Vettel faces uncertain future

Season-opening Melbourne GP will set the tone for an exciting year

Vettel faces uncertain future

The prospect of seeing Sebastian Vettel beaten for the first time since last July is just one of the many novelties Sunday's season-opening Australian Formula One Grand Prix promises to deliver.

Just how much trouble Vettel's Red Bull team might be in is one of the questions waiting for an answer as the sport's unpredictable new turbo era whooshes into action at Melbourne's Albert Park circuit.

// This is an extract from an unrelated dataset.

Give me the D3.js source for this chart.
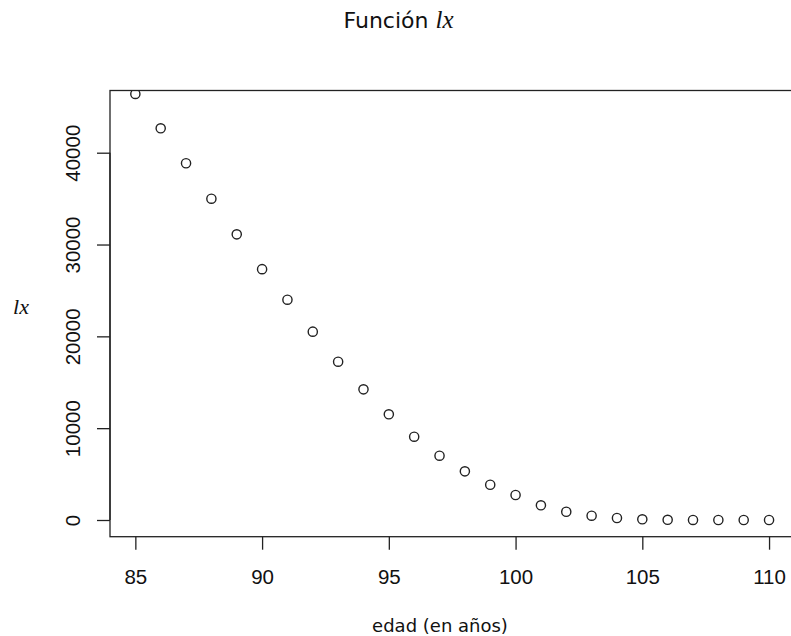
<!DOCTYPE html>
<html>
<head>
<meta charset="utf-8">
<script src="https://cdn.jsdelivr.net/npm/d3@7/dist/d3.min.js"></script>
<style>
  html, body { margin: 0; padding: 0; background: #fff; }
  svg { display: block; }
</style>
</head>
<body>
<svg id="chart" width="791" height="636"></svg>
<script>
// ---- data ----
const ages = [85, 86, 87, 88, 89, 90, 91, 92, 93, 94, 95, 96, 97, 98, 99, 100, 101, 102, 103, 104, 105, 106, 107, 108, 109, 110];
const lx = [46400, 42660, 38850, 34990, 31110, 27320, 23990, 20510, 17240, 14230, 11510, 9070, 7000, 5300, 3840, 2720, 1600, 900, 470, 220, 76, 20, 6, 2, 1, 0];
const xTicks = [85, 90, 95, 100, 105, 110];
const yTicks = [0, 10000, 20000, 30000, 40000];
const titleMain = "Función ";
const titleItalic = "lx";
const xLabel = "edad (en años)";
const yLabel = "lx";

// ---- layout ----
const W = 791, H = 636;
const box = { left: 110, right: 794.4, top: 90.5, bottom: 536.7 };
const xDomain = [84, 111];
const yDomain = [-1819, 46774];

const svg = d3.select("#chart");
svg.append("rect").attr("width", W).attr("height", H).attr("fill", "#fff");

const x = d3.scaleLinear().domain(xDomain).range([box.left, box.right]);
const y = d3.scaleLinear().domain(yDomain).range([box.bottom, box.top]);

const sans = "DejaVu Sans, sans-serif";
const tickSans = "Liberation Sans, Arial, sans-serif";
const tickFont = 20.5;

// clip
svg.append("defs").append("clipPath").attr("id", "plotclip")
  .append("rect")
  .attr("x", box.left).attr("y", box.top)
  .attr("width", box.right - box.left).attr("height", box.bottom - box.top);

// points
svg.append("g").attr("clip-path", "url(#plotclip)")
  .selectAll("circle")
  .data(ages.map((a, i) => ({ a, v: lx[i] })))
  .join("circle")
  .attr("cx", d => x(d.a))
  .attr("cy", d => y(d.v))
  .attr("r", 4.6)
  .attr("fill", "none")
  .attr("stroke", "#222")
  .attr("stroke-width", 1.4);

// box
svg.append("rect")
  .attr("x", box.left).attr("y", box.top)
  .attr("width", box.right - box.left).attr("height", box.bottom - box.top)
  .attr("fill", "none").attr("stroke", "#222").attr("stroke-width", 1.3);

// x axis
const xAxis = d3.axisBottom(x).tickValues(xTicks).tickSize(13).tickSizeOuter(0)
  .tickFormat(d3.format("d"));
const gx = svg.append("g").attr("transform", `translate(0,${box.bottom})`).call(xAxis);
gx.select(".domain").remove();
gx.selectAll(".tick line").attr("stroke", "#222").attr("stroke-width", 1.3);
gx.selectAll(".tick text").attr("font-family", tickSans).attr("font-size", tickFont).attr("fill", "#111")
  .attr("dy", null).attr("y", 47.5);

// y axis
const yAxis = d3.axisLeft(y).tickValues(yTicks).tickSize(13).tickSizeOuter(0).tickFormat(d3.format("d"));
const gy = svg.append("g").attr("transform", `translate(${box.left},0)`).call(yAxis);
gy.select(".domain").remove();
gy.append("line").attr("x1", 0).attr("x2", 0)
  .attr("y1", y(yTicks[0])).attr("y2", y(yTicks[yTicks.length - 1]))
  .attr("stroke", "#222").attr("stroke-width", 1.3);
gy.selectAll(".tick line").attr("stroke", "#222").attr("stroke-width", 1.3);
gy.selectAll(".tick text")
  .attr("font-family", tickSans).attr("font-size", tickFont).attr("fill", "#111")
  .attr("x", null).attr("dy", null)
  .attr("text-anchor", "middle")
  .attr("transform", "translate(-30,0) rotate(-90)");

// title
const t = svg.append("text").attr("x", 398.5).attr("y", 28.3)
  .attr("text-anchor", "middle").attr("fill", "#111")
  .attr("font-family", sans).attr("font-size", 22);
t.append("tspan").text(titleMain);
t.append("tspan").attr("font-family", "Liberation Serif, serif").attr("font-style", "italic")
  .attr("font-size", 25).text(titleItalic);

// x label
svg.append("text").attr("x", 440).attr("y", 632)
  .attr("text-anchor", "middle").attr("fill", "#111")
  .attr("font-family", sans).attr("font-size", 18)
  .text(xLabel);

// y label
svg.append("text").attr("x", 21).attr("y", 314)
  .attr("text-anchor", "middle").attr("fill", "#111")
  .attr("font-family", "Liberation Serif, serif").attr("font-style", "italic")
  .attr("font-size", 22)
  .text(yLabel);
</script>
</body>
</html>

The quadruple world champion won the last nine races of 2013 but the 26-year-old German spent much of his time during the pre-season tests in Spain and Bahrain watching the car being worked on in the garage.

Red Bull are braced for a reality check as they and partners Renault work against the clock to fix the troublesome 1.6 litre V6 hybrid turbo engine and its complicated new energy recovery systems.

Rivals Mercedes, under new leadership following the departure of Ross Brawn, have been racking up the laps with far less hassle.

"Mercedes have got a bit of a march on people. They invested more, they invested earlier. They've got themselves into a good position," Red Bull team principal Christian Horner told reporters.

"If Mercedes were to finish two laps ahead of the opposition in Melbourne, that wouldn't be a surprise, based on what we've seen in pre-season testing. It's massive,” said Horner.

Horner's words may be a part of the pre-season mind games, repositioning Red Bull as underdogs but Mercedes drivers Lewis Hamilton and Nico Rosberg have sounded quietly confident about a car that is sleeker than many of its 'ugly' new-look rivals.

"With all the changes within the sport and the hard work that's been going on within the team, I believe this can be our year to really show what we're capable of," said Hamilton.

Ferrari will be hoping to challenge with their new lineup of champions following the return of Finland's 2007 title winner Kimi Raikkonen - triumphant in Melbourne for Lotus last year - to partner Fernando Alonso.

The cars will sound different without the old V8 engines and will also be far less reliable at first, with any repairs likely to take far longer due to the complexity of the power units.

How many cars will start from the grid, let alone finish the race now that fuel economy is a big factor, is another uncertainty.